We are lucky to have good people working with us whose prices are fair and reasonable. In many places, these things are much more expensive, all of them. In the winter, we also have to pay a plow team when it snows, and service the cars and tires in preparation. Depending on the weather, that can cost hundreds of dollars.

So calling the vet is a major factor in planning the budget and  operating the farm. People with pets increasingly believe that their animals should be kept alive at all costs by any means, they see this as a measure of their love, and many can’t bear to lose their much-loved animals. I’ve never subscribed to that belief, neither have farmers and people who live with animals. Except for the wealthy, we just can’t afford it and it is not really what we want.

I will not agree to perform major surgery on my dogs for any reason, much as I love them. My dear Red, who was so sick a couple of months ago, racked up $3,000 vet bill in four days before his infection was found and treated. When Rose and Izzy were diagnosed with cancer, I asked that they be euthanized immediately, and they were. Other people feel differently, that is their choice. My vet and I have a good understanding.

I was not prepared to go much farther with Red, and Maria agreed with me. And I imagine anyone reading my blog knows how much I love Red and how much he means to me. I am nothing but grateful for every day with Red, I will never turn his life or mine with him into a misery.

I still wonder if we did the right thing by amputating Minnie’s leg several years ago, it cost $2,000 and she suffered terribly during her recovery. She seems comfortable now

I am no tough guy, but perspective is important to me. It is part of my life with dogs. They serve us, and are our partners, we do not surrender our lives to them. Up here, you just do not call the vet for a chicken.

The cost of more care for Red would have affected the entire farm, and our ability to care for all of the animals. The farm is a complex eco-system, everything is tied to the other. Dogs and other animals do not live as long as humans, and I try to avoid the human fate of keeping living things alive beyond reason or purpose at enormous cost.
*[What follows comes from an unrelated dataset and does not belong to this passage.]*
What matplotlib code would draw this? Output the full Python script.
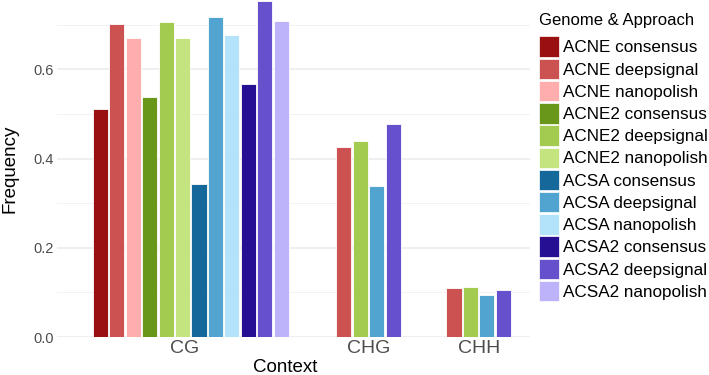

Because we can, not because we should.

All of this has helped me understand my own fast-approaching mortality. Life is too short for me to lie, dissemble, or hide from my truth. I am proud to be authentic, as much as I am able to be.  I have seen enough of death,  animal and human, to grasp what it is like and how I might choose to do it, should I get the chance.

We will all die, them and us. The farm has shown me that death is a part of life, to be faced and accepted. It is not a shocking drama, to be avoided and dreaded. It is sad, but depending on how it is done, and how it comes, also inspiring and uplifting. We live and we die, that is who we are.

The gray hen is next up, barring something unforeseen. She was out with the other hens today, a good sign, but she no longer goes into the roost and is disoriented and confused, she spends the day on the back porch with Minnie while the other hens roam for food. Maria is much more hopeful than I am, she says she will recover. She will surely get the chance.

I have seen this many times before. If the other hens and bugs leave her alone, I’ll leave it to her to die a natural death.

If there is trouble, I will do my job and help her leave the world gracefully and painlessly.